Well workers weren’t the only ones who benefited from government largess. The enormous $800 billion Paycheck Protection Program — the largest and fastest of Washington bailouts — was a complete joke. It was touted as a ‘loan’ program and the media ate up that obvious lie. In truth it was a ‘forgivable loan’ program, which is just another way of saying ‘free money’. All businesses had to do was say the money was for payroll, benefits, utilities, rent or mortgage payments.

A study this week from the St Louis Fed delivered the predictable results:

  • The cost per job
    saved for one year was $169,000 to $258,000, which was much higher than
    the average amount—$58,200—paid in wages and benefits to small-business
    employees in 2020
  • Only about one-quarter of PPP funds supported jobs that otherwise would have disappeared
  • The PPP’s benefits flowed disproportionately to wealthier households
    rather than to the rank-and-file workers that its funds were intended to
    reach
  • The authors concluded that the PPP cost taxpayers roughly $4 for every
    $1 of wages and benefits received by workers in “saved” jobs.
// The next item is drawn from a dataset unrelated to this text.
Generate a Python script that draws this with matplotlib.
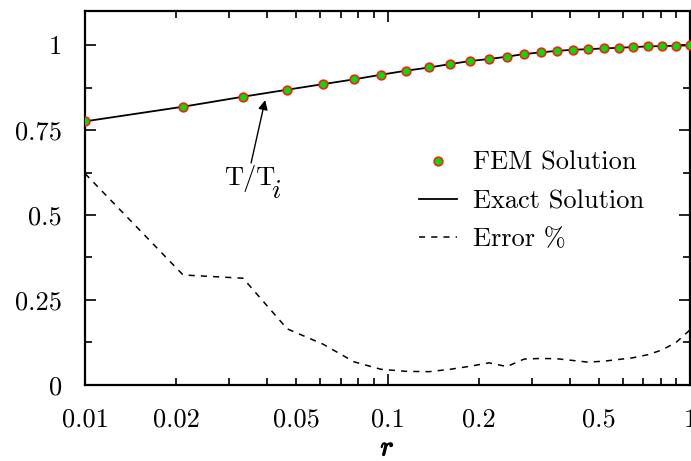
# -*- coding: utf-8 -*-
"""
FEM vs exact temperature ratio along r, with percent error.
"""

import numpy as np
import matplotlib.pyplot as plt
import matplotlib.patheffects as pe
from matplotlib.ticker import FixedLocator, FixedFormatter, NullFormatter

plt.rcParams['font.family'] = 'cmr10'
plt.rcParams['mathtext.fontset'] = 'cm'
plt.rcParams['axes.formatter.use_mathtext'] = True

# node positions and values
r_nodes = [0.01, 0.0211, 0.0333, 0.0466, 0.0612, 0.0775, 0.0952, 0.1151,
           0.1372, 0.161, 0.1875, 0.2166, 0.248, 0.2827, 0.3217, 0.3635,
           0.410, 0.460, 0.520, 0.582, 0.648, 0.726, 0.808, 0.899, 1.0]
T_fem = [0.7755, 0.8186, 0.848, 0.8686, 0.885, 0.899, 0.9127, 0.9245,
         0.934, 0.944, 0.953, 0.959, 0.9657, 0.9735, 0.9785, 0.983,
         0.986, 0.988, 0.990, 0.992, 0.994, 0.996, 0.997, 0.998, 0.999]
T_exact = T_fem
err_pct = [0.622, 0.3235, 0.314, 0.165, 0.12, 0.068, 0.046, 0.040,
           0.039, 0.046, 0.055, 0.065, 0.054, 0.076, 0.078, 0.077,
           0.072, 0.067, 0.070, 0.075, 0.080, 0.089, 0.103, 0.125, 0.162]

y_ticks = [0, 0.25, 0.5, 0.75, 1]
y_labels = ['0', '0.25', '0.5', '0.75', '1']
x_major = [0.01, 0.1, 1]
x_major_labels = ['0.01', '0.1', '1']
x_minor_labels = {0.02: '0.02', 0.05: '0.05', 0.2: '0.2', 0.5: '0.5'}

fig = plt.figure(figsize=(6.91, 4.61), dpi=100)
ax = fig.add_axes([0.123, 0.165, 0.8756, 0.811])

ax.plot(r_nodes, T_fem, 'o', ms=6.2, mfc='#00e000', mec='#ff1a1a', mew=1.2,
        label='FEM Solution', zorder=3)
ax.plot(r_nodes, T_exact, '-', color='black', lw=1.3, label='Exact Solution',
        zorder=2)
ax.plot(r_nodes, err_pct, '--', color='black', lw=1.1, dashes=(4, 4),
        label='Error %')

ax.set_xscale('log')
ax.set_xlim(0.01, 1)
ax.set_ylim(0, 1.1)

ax.xaxis.set_major_locator(FixedLocator(x_major))
ax.xaxis.set_major_formatter(FixedFormatter(x_major_labels))
minors = [round(m * d, 3) for d in (0.01, 0.1) for m in range(2, 10)]
ax.xaxis.set_minor_locator(FixedLocator(minors))
ax.xaxis.set_minor_formatter(FixedFormatter(
    [x_minor_labels.get(v, '') for v in minors]))

ax.yaxis.set_major_locator(FixedLocator(y_ticks))
ax.yaxis.set_major_formatter(FixedFormatter(y_labels))
ax.yaxis.set_minor_locator(FixedLocator([0.125, 0.375, 0.625, 0.875]))
ax.yaxis.set_minor_formatter(NullFormatter())

ax.tick_params(which='both', direction='in', top=True, right=True,
               labelsize=19, width=1.2, pad=16.5)
ax.tick_params(which='major', length=8)
ax.tick_params(which='minor', length=5)
for s in ax.spines.values():
    s.set_linewidth(1.6)

xl = ax.set_xlabel('$r$', fontsize=20, labelpad=2.5)
xl.set_path_effects([pe.withStroke(linewidth=0.9, foreground='black')])

# T/T_i label with arrow pointing at the curve
t = ax.text(0.0351, 0.606, 'T/T', ha='center', va='center', fontsize=19)
ax.annotate('', xy=(0.0394, 0.838), xytext=(0.0354, 0.653),
            arrowprops=dict(arrowstyle='-|>', color='black', lw=1.0,
                            shrinkA=0, shrinkB=0, mutation_scale=14))
ax.annotate('$i$', xy=(1.0, 0.0), xycoords=t, xytext=(-3.5, -3.8),
            textcoords='offset points', ha='left', va='baseline', fontsize=20)

ax.legend(loc='upper left', bbox_to_anchor=(0.552, 0.625), frameon=False,
          fontsize=19, handlelength=1.45, handletextpad=0.6, labelspacing=0.55,
          borderaxespad=0, borderpad=0)

fig.savefig('out.png', dpi=100)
The
    “leakage”—$3 out of every $4 distributed through the program—went to
    small-business owners
  • 72% of PPP funds were captured by households with incomes in the top 20% of the national distribution

The ‘small’ business caveat was also suspect, as it included companies with up to 500 employees.

I called this scam out from the beginning. The media’s job covering it was disgraceful. It’s a shame this new study has gotten such little traction.